Thanks to FB pixel, (which we can help you implement!), Facebook knows when someone has shown web interest in your product (by visiting similar product websites), and will then display a native ad in that person’s feed, promoting your product. Ads shown to people with a preexisting interest in the product are far more effective than a “cold call ad.”

But what about ad placement? You can’t just go around throwing your ads up in any ol’ spot. Let’s talk about your options with three quick tips for using F.A.N.

Option One: Facebook places the assets of your creative where they are likely to perform best, according to their algorithm.

This is the default setting, and while it is convenient and simple, it is likely resulting in what is best for Facebook in some cases, which may not be the best for you, so be wary.

Option Two: You can choose what ads are placed where. To an extent.

Here’s how:

  • Go to ad manager, click create ad.
  • At the Campaign level, choose your objective and continue.
  • Choose your audience, then in the placement section, select edit placements.
  • Under asset customization, select, Select all placements that support asset customization.
  • Select your budget and your schedule.
  • Then, select the account representing your ad
  • Choose your ad format, either single image or single video video
  • For images, select the image, select use a different image.
  • FInally, from the drop down, choose the placement you want to use a different image for.

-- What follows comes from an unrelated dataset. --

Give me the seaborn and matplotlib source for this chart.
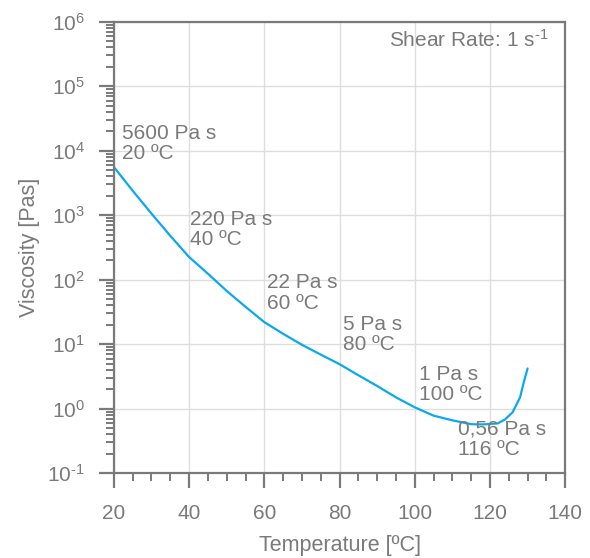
import numpy as np
import pandas as pd
import seaborn as sns
import matplotlib.pyplot as plt
from matplotlib.ticker import MultipleLocator, LogLocator, NullFormatter, FuncFormatter

# viscosity curve (shear rate 1 1/s)
temperature = [20, 25, 30, 35, 40, 45, 50, 55, 60, 65, 70, 75, 80, 85, 90, 95,
               100, 105, 110, 115, 118, 120, 122, 124, 126, 128, 129, 130]
viscosity = [5600, 2400, 1060, 480, 225, 124, 67, 38, 22, 14.5, 9.8, 6.9, 4.9,
             3.3, 2.25, 1.5, 1.05, 0.78, 0.66, 0.575, 0.57, 0.58, 0.59, 0.68,
             0.88, 1.5, 2.6, 4.2]

label_texts = ['5600 Pa s\n20 ºC', '220 Pa s\n40 ºC', '22 Pa s\n60 ºC',
               '5 Pa s\n80 ºC', '1 Pa s\n100 ºC', '0,56 Pa s\n116 ºC']
label_temps = [20, 40, 60, 80, 100, 116]
label_visc = [5600, 220, 22, 5, 1, 0.56]
# text offsets from the labelled point, in pixels
label_offsets = [(8, 43), (1, 48), (3, 49), (3, 49), (4, 44), (-17, 5)]

grey = '#7a7a7a'
blue = '#0aa9ec'
HYPHEN = '\u2010'  # short hyphen instead of the long mathtext minus

sns.set_theme(style='whitegrid')
plt.rcParams['font.family'] = ['Liberation Sans', 'DejaVu Sans']
plt.rcParams['mathtext.fontset'] = 'custom'
plt.rcParams['mathtext.rm'] = 'Liberation Sans'
plt.rcParams['mathtext.it'] = 'Liberation Sans'

df = pd.DataFrame({'Temperature': temperature, 'Viscosity': viscosity})

fig = plt.figure(figsize=(5.9, 5.58), dpi=100)
ax = fig.add_axes([0.193, 0.152, 0.765, 0.809])

sns.lineplot(data=df, x='Temperature', y='Viscosity', color=blue, linewidth=1.6, ax=ax)

ax.set_yscale('log')
ax.set_xlim(20, 140)
ax.set_ylim(1e-1, 1e6)


def pow_label(v, pos):
    exp = int(round(np.log10(v)))
    return r'$\mathregular{10^{%s}}$' % str(exp).replace('-', HYPHEN)


ax.xaxis.set_major_locator(MultipleLocator(20))
ax.xaxis.set_minor_locator(MultipleLocator(5))
ax.yaxis.set_major_locator(LogLocator(base=10, numticks=10))
ax.yaxis.set_major_formatter(FuncFormatter(pow_label))
ax.yaxis.set_minor_locator(LogLocator(base=10, subs=range(2, 10), numticks=10))
ax.yaxis.set_minor_formatter(NullFormatter())

ax.grid(True, which='major', color='#dedede', linewidth=1)
ax.grid(False, which='minor')
for s in ax.spines.values():
    s.set_color(grey)
    s.set_linewidth(1.6)
    s.set_visible(True)

ax.tick_params(axis='x', which='major', direction='out', length=11, width=1.6,
               color=grey, labelcolor=grey, labelsize=15, pad=11, bottom=True)
ax.tick_params(axis='x', which='minor', direction='out', length=5.5, width=1.4,
               color=grey, bottom=True)
ax.tick_params(axis='y', which='major', direction='out', length=11, width=1.6,
               color=grey, labelcolor=grey, labelsize=15, pad=10, left=True)
ax.tick_params(axis='y', which='minor', direction='out', length=5.5, width=1.4,
               color=grey, left=True)

ax.set_xlabel('Temperature [ºC]', color=grey, fontsize=15.5, labelpad=9)
ax.set_ylabel('Viscosity [Pas]', color=grey, fontsize=15.5, labelpad=5)

for txt, t, v, off in zip(label_texts, label_temps, label_visc, label_offsets):
    ax.annotate(txt, xy=(t, v), xytext=off, textcoords='offset pixels',
                ha='left', va='top', color=grey, fontsize=15, linespacing=1.1)

ax.text(0.962, 0.985, 'Shear Rate: 1 s$^{%s1}$' % HYPHEN, transform=ax.transAxes,
        ha='right', va='top', color=grey, fontsize=15)

fig.savefig('out.png', dpi=100)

There is a range of benefits you can gain from choosing where your ads are placed, the primary benefit being your ability to test what is working best, instead of just trusting your hard-earned cash to a Facebook algorithm. You can place an ad in two different places, then see which one is working the best, whether that means clicks or a different metric that’s more important for you.

For another look at this step by step, here is a helpful guide from Facebook itself to meet your needs.

Option Three: You can customize the creative to fit a particular placement.

If you have tested and found that a particular placement or placement combination yields better results, you can customize your creative(s) to fit that placement. Efficiency is your friend.

So there you have it. Hopefully, this helped, and you’re ready to dig deeper into the vast ocean of information out there about F.A.N, and if you’re not, your favorite social advertising agency can help (aka us!). Remember, always be testing. Using the iterative process, constantly gathering new information and putting in the work will help you find out what is going to work best for your campaign. Maybe that’s F.A.N, maybe it isn’t. Go out and discover.